I’ll be honest, even within the last few months I have really been struggling with my own self worth. Do I even fit the mold of what someone would want as a future wife? A future mother? What do I have to offer another person that has not already been taken or given away? Am I too damaged? Do I even deserve love? I have had to continually tell myself that I am worth waiting for, worth fighting for, I’m worth being appreciated, and I am worth being valued. Despite my past, I am valued by God, and I deserve to be valued by those around me. The truth is, I don’t need to find a spouse before I graduate to fulfill my true potential or to find self-worth. I don’t need to redeem myself from my past, because I have already been redeemed. I need only look to Christ and His sacrifice on the cross to fully understand how much I am worth.

Defeating Shame

Shame attacks us all. It sneaks up on us and eats away at us. Sometimes, shame finds us through our mistakes, and other times, it finds its way into our hearts through our insecurities. We feel like nothing we do will ever be good enough. We push ourselves to be better, to please everyone around us, and hold ourselves to unrealistic expectations.

 
During my Spiritual Formation Group this morning, my group and I were reading through a chapter on learning how to love yourself when I realized how I have been unknowingly allowing myself to be affected by shame. I have always been a people pleaser. I have always felt like if someone were displeased with me, it was the end of the world until I could win that person’s approval back. I am also constantly telling myself that I don’t deserve the blessings that God has given me and that I need to earn His approval, acceptance, and love. I reflect this through my actions when I am unreasonably hard on myself, when I beg for outside affirmation, and when I find myself leading my life based on my works rather than my identity in Christ.

 
So, how do we deal with shame? We rest in the fact that Jesus has paid the price for us. We do not need to earn His love because it was freely given. No matter what we have done in the past, we are forgiven for our sins. When we allow ourselves to dwell in shame, we separate ourselves from the love of our Heavenly Father. Insecurity in our identity in Christ also leads to the temptation to compare ourselves to those around us. This not only damages our view of ourselves, but it also damages our view of those around us. We have each been hand crafted by God to serve a specific purpose and we cannot attempt to usurp one another’s purposes because we feel like ours isn’t good enough.

You Are Worthy

For so long, I believed that I was unworthy of love. I believed the lie that because I was imperfect, I was unlovable. Society tells us that we must strive for perfection in every area of our lives in order to earn love and affection. God tells us that He loves us unconditionally.

But God shows his love for us in that while we were still sinners, Christ died for us.

-Romans 5:8

In this verse, Paul tells us that Christ, in His love, died for us while we were actively rejecting Him.

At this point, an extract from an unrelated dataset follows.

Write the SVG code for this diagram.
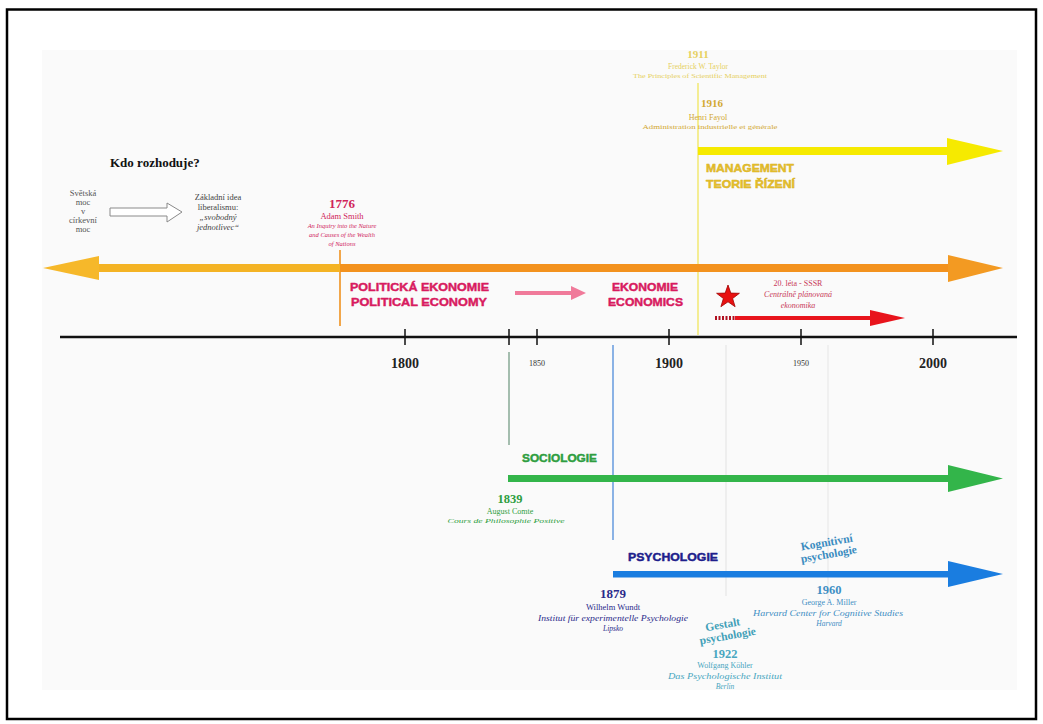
<svg xmlns="http://www.w3.org/2000/svg" width="1043" height="724" viewBox="0 0 1043 724">
<style>
.serif{font-family:"Liberation Serif","DejaVu Serif",serif}
.heavy{font-family:"Liberation Sans","DejaVu Sans",sans-serif;font-weight:900;stroke-width:0.45;stroke-linejoin:round}
.b{font-weight:bold}
.i{font-style:italic}
.mid{text-anchor:middle}
.tick{stroke:#111;stroke-width:1.5}
.yr{font-family:"Liberation Serif","DejaVu Serif",serif;font-weight:bold;font-size:14px;fill:#222;text-anchor:middle}
.yrs{font-family:"Liberation Serif","DejaVu Serif",serif;font-size:8px;fill:#333;text-anchor:middle}
</style>
<rect x="0" y="0" width="1043" height="724" fill="#ffffff"/>
<rect x="7" y="9.5" width="1029" height="709.5" fill="#ffffff" stroke="#000" stroke-width="2.5"/>
<rect x="42" y="50" width="975" height="640" fill="#fafafa"/>

<g id="guides">
<line x1="698" y1="83" x2="698" y2="335" stroke="#f3ea7a" stroke-width="1.6"/>
<line x1="340" y1="250" x2="340" y2="326" stroke="#f1a64a" stroke-width="2"/>
<line x1="509" y1="352" x2="509" y2="445" stroke="#8fae9c" stroke-width="1.6"/>
<line x1="613" y1="345" x2="613" y2="540" stroke="#6fa0e0" stroke-width="1.6"/>
<line x1="726" y1="345" x2="726" y2="596" stroke="#e2e2e2" stroke-width="1"/>
<line x1="828" y1="345" x2="828" y2="600" stroke="#e6e6e6" stroke-width="1"/>
</g>

<g id="axis">
<line x1="60" y1="337" x2="1017" y2="337" stroke="#111" stroke-width="2.5"/>
<line class="tick" x1="405" y1="329" x2="405" y2="345"/>
<line class="tick" x1="509" y1="329" x2="509" y2="345"/>
<line class="tick" x1="537" y1="329" x2="537" y2="345"/>
<line class="tick" x1="669" y1="329" x2="669" y2="345"/>
<line class="tick" x1="801" y1="329" x2="801" y2="345"/>
<line class="tick" x1="933" y1="329" x2="933" y2="345"/>
<text class="yr" x="405" y="368">1800</text>
<text class="yrs" x="537" y="366">1850</text>
<text class="yr" x="669" y="368">1900</text>
<text class="yrs" x="801" y="366">1950</text>
<text class="yr" x="933" y="368">2000</text>
</g>

<g id="connectors">
<rect x="698" y="147" width="252" height="8" fill="#f6ea00"/>
<polygon points="947,138 1003,151 947,165" fill="#f6ea00"/>
<rect x="96" y="264" width="246" height="8" fill="#f4b324"/>
<polygon points="99,256 43,268 99,280" fill="#f6b82a"/>
<rect x="340" y="264" width="610" height="8" fill="#f3921e"/>
<polygon points="948,255 1003,268 948,282" fill="#f39a22"/>
<line x1="515" y1="293" x2="574" y2="293" stroke="#f07a9a" stroke-width="4"/>
<polygon points="571,286 586,293 571,300" fill="#f07a9a"/>
<line x1="715" y1="318" x2="735" y2="318" stroke="#b01020" stroke-width="4" stroke-dasharray="2,1.5"/>
<line x1="735" y1="318" x2="872" y2="318" stroke="#e8141c" stroke-width="4"/>
<polygon points="870,310 905,318 870,326" fill="#e8141c"/>
<rect x="508" y="475" width="442" height="7" fill="#33b54a"/>
<polygon points="948,465 1003,478.5 948,492" fill="#33b54a"/>
<rect x="613" y="571" width="337" height="6.5" fill="#1a7de0"/>
<polygon points="948,561 1003,574 948,587" fill="#1a7de0"/>
<path d="M110,208 H167 V203 L182,212 L167,222 V216 H110 Z" fill="#ffffff" stroke="#8a8a8a" stroke-width="1"/>
</g>

<g id="node-question" class="serif">
<text x="110" y="167" font-size="13" class="b" fill="#111">Kdo rozhoduje?</text>
<g font-size="8.5" fill="#555" class="mid">
<text x="83" y="196">Světská</text>
<text x="83" y="205">moc</text>
<text x="83" y="214">v</text>
<text x="83" y="223">církevní</text>
<text x="83" y="232">moc</text>
</g>
</g>

<g id="node-liberalism" class="serif mid" font-size="8.5" fill="#444">
<text x="218" y="200">Základní idea</text>
<text x="218" y="210">liberalismu:</text>
<text x="218" y="220" class="i">„svobodný</text>
<text x="218" y="230" class="i">jednotlivec“</text>
</g>

<g id="node-1776" class="serif mid" fill="#d0245a">
<text x="342" y="208" font-size="13" class="b">1776</text>
<text x="342" y="219" font-size="8.5">Adam Smith</text>
<text x="342" y="228" font-size="6.5" class="i">An Inquiry into the Nature</text>
<text x="342" y="237" font-size="6.5" class="i">and Causes of the Wealth</text>
<text x="342" y="246" font-size="6.5" class="i">of Nations</text>
</g>

<g id="node-political-economy" class="heavy" fill="#d81b60" stroke="#d81b60" font-size="11.5">
<text x="350" y="291" textLength="139" lengthAdjust="spacingAndGlyphs">POLITICKÁ EKONOMIE</text>
<text x="351" y="306" textLength="136" lengthAdjust="spacingAndGlyphs">POLITICAL ECONOMY</text>
</g>

<g id="node-economics" class="heavy" fill="#d81b60" stroke="#d81b60" font-size="11.5">
<text x="612" y="291" textLength="66" lengthAdjust="spacingAndGlyphs">EKONOMIE</text>
<text x="608" y="306" textLength="75" lengthAdjust="spacingAndGlyphs">ECONOMICS</text>
</g>

<g id="node-ussr">
<polygon points="728,285 730.8,293.1 739.4,293.3 732.6,298.5 735.1,306.7 728,301.8 720.9,306.7 723.4,298.5 716.6,293.3 725.2,293.1" fill="#e81010" stroke="#a00000" stroke-width="0.8"/>
<g class="serif mid" fill="#c83858" font-size="8">
<text x="798" y="286">20. léta - SSSR</text>
<text x="798" y="297" class="i">Centrálně plánovaná</text>
<text x="798" y="308" class="i">ekonomika</text>
</g>
</g>

<g id="node-1911" class="serif mid" fill="#e6d060">
<text x="698" y="58" font-size="11" class="b">1911</text>
<text x="698" y="69" font-size="7.5">Frederick W. Taylor</text>
<text x="700" y="78" font-size="6.5" textLength="134" lengthAdjust="spacingAndGlyphs">The Principles of Scientific Management</text>
</g>

<g id="node-1916" class="serif mid" fill="#d2a832">
<text x="712" y="107" font-size="11" class="b">1916</text>
<text x="708" y="120" font-size="8">Henri Fayol</text>
<text x="710" y="129" font-size="6.5" textLength="135" lengthAdjust="spacingAndGlyphs">Administration industrielle et générale</text>
</g>

<g id="node-management" class="heavy" fill="#e6c02c" stroke="#d8b020" font-size="11">
<text x="706" y="172" textLength="88" lengthAdjust="spacingAndGlyphs">MANAGEMENT</text>
<text x="706" y="188" textLength="89" lengthAdjust="spacingAndGlyphs">TEORIE ŘÍZENÍ</text>
</g>

<g id="node-sociology">
<text class="heavy" x="522" y="462" font-size="11" fill="#2e9e40" stroke="#2e9e40" textLength="75" lengthAdjust="spacingAndGlyphs">SOCIOLOGIE</text>
<g class="serif mid" fill="#2e9e40">
<text x="510" y="503" font-size="12.5" class="b">1839</text>
<text x="510" y="514" font-size="8">August Comte</text>
<text x="506" y="523" font-size="7" class="i" textLength="117" lengthAdjust="spacingAndGlyphs">Cours de Philosophie Positive</text>
</g>
</g>

<g id="node-psychology">
<text class="heavy" x="628" y="561" font-size="11" fill="#1e1e8c" stroke="#1e1e8c" textLength="90" lengthAdjust="spacingAndGlyphs">PSYCHOLOGIE</text>
<g class="serif mid" fill="#2a2a8a">
<text x="613" y="598" font-size="13" class="b">1879</text>
<text x="613" y="610" font-size="8.5">Wilhelm Wundt</text>
<text x="613" y="621" font-size="7.5" class="i" textLength="150" lengthAdjust="spacingAndGlyphs">Institut für experimentelle Psychologie</text>
<text x="613" y="631" font-size="7.5" class="i">Lipsko</text>
</g>
</g>

<g id="node-cognitive" class="serif mid">
<g transform="rotate(-10 828 550)" fill="#3a8cc0" font-size="11.5" class="b">
<text x="828" y="546">Kognitivní</text>
<text x="828" y="558">psychologie</text>
</g>
<g fill="#3f8fc4">
<text x="829" y="594" font-size="12.5" class="b">1960</text>
<text x="829" y="605" font-size="8">George A. Miller</text>
<text x="828" y="616" font-size="7.5" class="i" textLength="150" lengthAdjust="spacingAndGlyphs">Harvard Center for Cognitive Studies</text>
<text x="829" y="626" font-size="7.5" class="i">Harvard</text>
</g>
</g>

<g id="node-gestalt" class="serif mid">
<g transform="rotate(-10 725 632)" fill="#42a0b8" font-size="11.5" class="b">
<text x="724" y="628">Gestalt</text>
<text x="727" y="640">psychologie</text>
</g>
<g fill="#48a6c0">
<text x="725" y="658" font-size="12.5" class="b">1922</text>
<text x="725" y="668" font-size="8">Wolfgang Köhler</text>
<text x="725" y="679" font-size="7.5" class="i" textLength="114" lengthAdjust="spacingAndGlyphs">Das Psychologische Institut</text>
<text x="725" y="689" font-size="7.5" class="i">Berlin</text>
</g>
</g>
</svg>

While we were still in our sin, Jesus came so that we might be free. We believe that we have to be perfect in order to be right with God, or for God to love us, but this isn’t true. God desires us to present ourselves to Him as we are. He created us with a special purpose and wants to help us achieve the grand plans that He has in store for us.

I have loved you with an everlasting love; I have drawn you with loving kindness.

-Jeremiah 31:3

We were each created for a beautiful purpose and despite our flaws, we are worthy of love. I personally struggle with accepting myself and loving myself despite my own shortcomings, flaws, and failures. However, the truth is that I am loved personally and passionately by the Creator of the universe, the King of Kings, and Lord of Lords. I am fun, adventurous, thoughtful, kind, and compassionate. God created me for a unique purpose and has given me a passion for serving those around me. I am worthy of being loved. You are also worthy of being loved. I would encourage you to make a list (mentally or physically) of your own positive qualities and remind yourself that you were created for a wonderful purpose and the God of the universe loves you with an everlasting love.

Remind yourself:

You are worthy,

You are worthy,

You are worthy.

Building Up One Another

Therefore encourage one another and build one another up, just as you are doing.

-I Thessalonians 5:11

As believers, and as humans, we are called to look after one another. Each of us are a unique and beloved child of the King. So often, we fall into a trap of discouraging one another rather than encouraging, comparing ourselves to one another instead of reveling in the beauty of God’s creation, and tearing each other down instead of building each other up. What if instead of looking to ourselves for our fulfillment, we looked to our Creator? It is my belief that we would be much more content and more open to loving one another. If we are able to accept that we are each individually loved by an all-knowing God for our individual characteristics that He has gifted us with, we will be able to appreciate the differences in one another.

I praise you, for I am fearfully and wonderfully made.
Wonderful are your works;
    my soul knows it very well.

-Psalm 139:14

I have a personal story regarding this subject. Throughout this last year, I have experienced jealousy of one person in particular and that caused me to have an intense dislike for this person. I knew that this was wrong. This person had never wronged me, she was just being who God had created her to be: brilliant, creative, compassionate, and talented. I realized this sin in my life long before I decided to do anything about it. I knew that the way that I was feeling was wrong. This was a heart issue, not a her issue. I spent some time talking to God, praying that He would change my heart, and prayed for her individually, that He would bless her. Slowly, God revealed to me that my jealousy came from a place of not believing that I was fearfully and wonderfully made. I was not loving myself the way that God love me, I was not seeing myself with His eyes. Throughout the last few months, God has been helping me to grow in this area, and allowing me to share this knowledge with others. I have been radically blessed through this experience. I have taken major steps to overcoming my feelings of inadequacy and jealousy. God has lifted this weight off of my shoulders because I could not do so on my own. I have realized that part of our individual purpose is to bless and serve one another.

Kind words are like honey, sweet to the soul, and healthy for the body.

-Proverbs 16:24

 

When we bless one another and lift each other up, it not only blesses the person receiving the gift of kind words or actions, it blesses us as well. Jesus came so that He might serve, not to be served, and this is how we aspire to be like Him.